#### [Dataset excerpts]
____________

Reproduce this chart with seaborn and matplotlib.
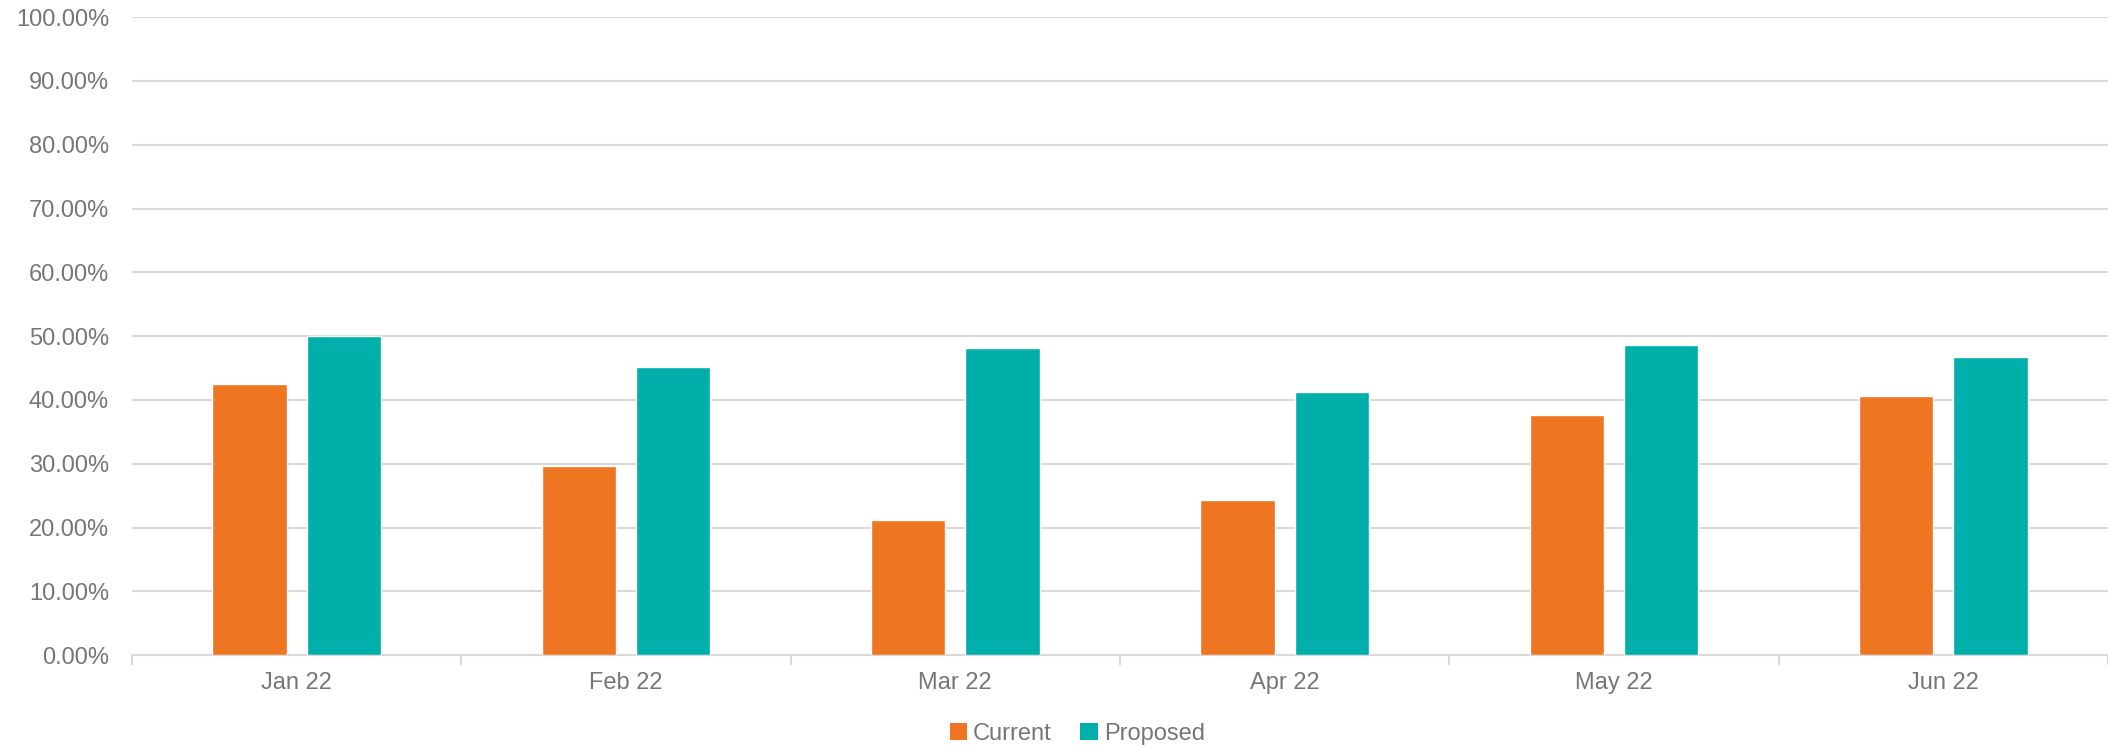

____________

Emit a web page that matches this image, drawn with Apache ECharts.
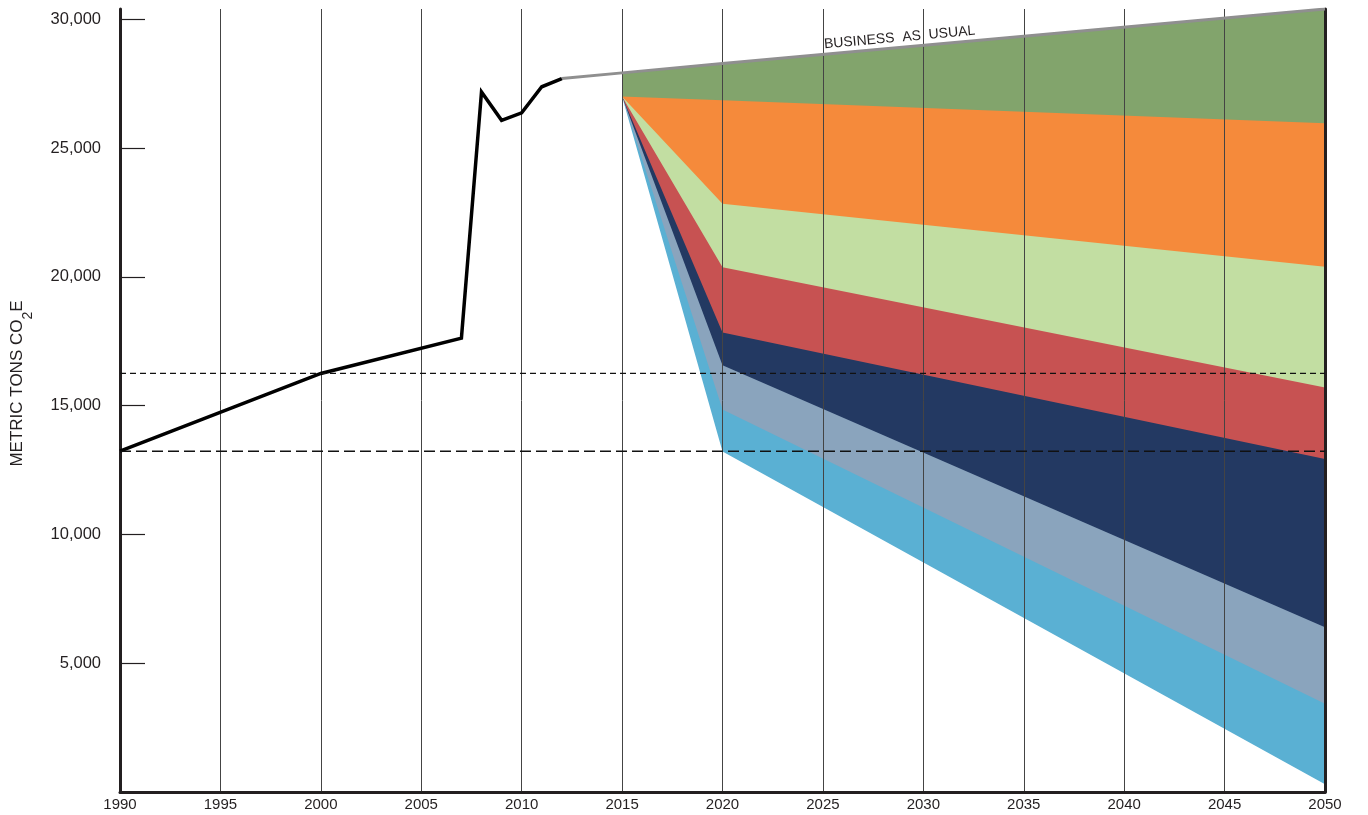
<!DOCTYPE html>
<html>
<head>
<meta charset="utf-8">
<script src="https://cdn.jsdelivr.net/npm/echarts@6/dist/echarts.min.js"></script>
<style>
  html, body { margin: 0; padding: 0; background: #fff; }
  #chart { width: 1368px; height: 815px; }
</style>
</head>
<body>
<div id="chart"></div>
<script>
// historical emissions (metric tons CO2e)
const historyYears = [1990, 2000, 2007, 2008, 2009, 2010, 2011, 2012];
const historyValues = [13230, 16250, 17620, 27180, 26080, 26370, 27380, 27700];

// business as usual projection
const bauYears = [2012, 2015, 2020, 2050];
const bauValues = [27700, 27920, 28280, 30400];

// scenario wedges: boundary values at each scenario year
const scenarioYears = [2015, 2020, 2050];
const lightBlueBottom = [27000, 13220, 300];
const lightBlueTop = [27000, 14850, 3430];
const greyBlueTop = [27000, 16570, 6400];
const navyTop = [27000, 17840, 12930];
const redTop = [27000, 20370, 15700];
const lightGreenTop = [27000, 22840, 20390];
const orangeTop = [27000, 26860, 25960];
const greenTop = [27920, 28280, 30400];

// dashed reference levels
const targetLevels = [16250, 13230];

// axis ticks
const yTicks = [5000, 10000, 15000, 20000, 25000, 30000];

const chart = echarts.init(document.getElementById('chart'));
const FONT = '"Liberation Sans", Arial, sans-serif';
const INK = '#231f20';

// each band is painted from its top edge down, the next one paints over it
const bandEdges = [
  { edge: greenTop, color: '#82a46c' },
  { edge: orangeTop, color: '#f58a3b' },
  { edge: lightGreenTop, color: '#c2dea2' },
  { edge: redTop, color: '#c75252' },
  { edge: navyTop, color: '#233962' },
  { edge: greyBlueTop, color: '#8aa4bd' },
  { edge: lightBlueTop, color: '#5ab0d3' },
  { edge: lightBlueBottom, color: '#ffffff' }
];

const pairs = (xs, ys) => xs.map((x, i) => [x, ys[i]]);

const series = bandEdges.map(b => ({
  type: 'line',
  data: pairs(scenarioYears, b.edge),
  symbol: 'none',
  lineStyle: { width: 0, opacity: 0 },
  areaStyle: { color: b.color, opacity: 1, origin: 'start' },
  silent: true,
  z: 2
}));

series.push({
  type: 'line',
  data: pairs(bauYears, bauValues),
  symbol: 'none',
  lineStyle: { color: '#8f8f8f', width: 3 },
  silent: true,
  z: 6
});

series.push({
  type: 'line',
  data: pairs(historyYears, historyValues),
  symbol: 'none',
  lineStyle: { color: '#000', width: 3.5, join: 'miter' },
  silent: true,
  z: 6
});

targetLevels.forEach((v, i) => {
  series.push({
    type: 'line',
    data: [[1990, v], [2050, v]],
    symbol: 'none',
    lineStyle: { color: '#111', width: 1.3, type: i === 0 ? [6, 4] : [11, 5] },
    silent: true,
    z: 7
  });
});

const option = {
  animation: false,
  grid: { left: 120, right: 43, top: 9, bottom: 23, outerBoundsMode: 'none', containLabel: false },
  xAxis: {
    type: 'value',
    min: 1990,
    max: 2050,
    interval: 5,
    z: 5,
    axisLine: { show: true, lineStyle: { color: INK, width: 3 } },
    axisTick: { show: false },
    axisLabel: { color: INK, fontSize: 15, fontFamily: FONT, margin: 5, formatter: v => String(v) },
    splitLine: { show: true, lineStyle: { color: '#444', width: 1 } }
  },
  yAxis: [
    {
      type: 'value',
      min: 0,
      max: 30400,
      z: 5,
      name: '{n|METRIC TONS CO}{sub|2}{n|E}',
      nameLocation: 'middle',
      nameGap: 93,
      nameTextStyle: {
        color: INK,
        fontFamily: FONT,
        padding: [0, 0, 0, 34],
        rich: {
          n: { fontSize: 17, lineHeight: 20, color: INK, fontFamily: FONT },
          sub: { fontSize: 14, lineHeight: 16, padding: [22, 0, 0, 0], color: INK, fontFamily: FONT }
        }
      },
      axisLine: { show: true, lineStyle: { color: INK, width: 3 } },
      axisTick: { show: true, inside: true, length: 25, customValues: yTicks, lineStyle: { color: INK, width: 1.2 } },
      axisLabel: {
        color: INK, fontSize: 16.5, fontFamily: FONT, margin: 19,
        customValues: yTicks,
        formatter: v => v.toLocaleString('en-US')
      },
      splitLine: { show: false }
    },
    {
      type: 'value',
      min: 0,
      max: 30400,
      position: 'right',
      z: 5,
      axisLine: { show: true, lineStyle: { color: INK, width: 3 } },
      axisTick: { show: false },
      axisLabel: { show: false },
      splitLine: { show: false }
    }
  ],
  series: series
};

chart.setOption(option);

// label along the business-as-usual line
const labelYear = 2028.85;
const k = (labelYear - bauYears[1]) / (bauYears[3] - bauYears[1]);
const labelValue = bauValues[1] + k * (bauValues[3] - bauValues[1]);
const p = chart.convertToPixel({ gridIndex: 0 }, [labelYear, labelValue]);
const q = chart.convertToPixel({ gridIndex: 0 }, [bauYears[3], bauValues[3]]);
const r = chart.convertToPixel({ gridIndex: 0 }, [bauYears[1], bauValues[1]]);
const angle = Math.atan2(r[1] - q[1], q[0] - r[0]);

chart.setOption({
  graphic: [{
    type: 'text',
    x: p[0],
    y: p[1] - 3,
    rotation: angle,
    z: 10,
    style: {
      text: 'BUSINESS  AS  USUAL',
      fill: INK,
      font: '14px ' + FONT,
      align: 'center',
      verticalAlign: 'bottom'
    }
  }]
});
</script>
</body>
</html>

____________

Using the data above, which lines fall from the one with "Emit a web page" through the one with "const INK = '#231f20';"? Repeat them exactly, ends included, minus any pictures.

Emit a web page that matches this image, drawn with Apache ECharts.
<!DOCTYPE html>
<html>
<head>
<meta charset="utf-8">
<script src="https://cdn.jsdelivr.net/npm/echarts@6/dist/echarts.min.js"></script>
<style>
  html, body { margin: 0; padding: 0; background: #fff; }
  #chart { width: 1368px; height: 815px; }
</style>
</head>
<body>
<div id="chart"></div>
<script>
// historical emissions (metric tons CO2e)
const historyYears = [1990, 2000, 2007, 2008, 2009, 2010, 2011, 2012];
const historyValues = [13230, 16250, 17620, 27180, 26080, 26370, 27380, 27700];

// business as usual projection
const bauYears = [2012, 2015, 2020, 2050];
const bauValues = [27700, 27920, 28280, 30400];

// scenario wedges: boundary values at each scenario year
const scenarioYears = [2015, 2020, 2050];
const lightBlueBottom = [27000, 13220, 300];
const lightBlueTop = [27000, 14850, 3430];
const greyBlueTop = [27000, 16570, 6400];
const navyTop = [27000, 17840, 12930];
const redTop = [27000, 20370, 15700];
const lightGreenTop = [27000, 22840, 20390];
const orangeTop = [27000, 26860, 25960];
const greenTop = [27920, 28280, 30400];

// dashed reference levels
const targetLevels = [16250, 13230];

// axis ticks
const yTicks = [5000, 10000, 15000, 20000, 25000, 30000];

const chart = echarts.init(document.getElementById('chart'));
const FONT = '"Liberation Sans", Arial, sans-serif';
const INK = '#231f20';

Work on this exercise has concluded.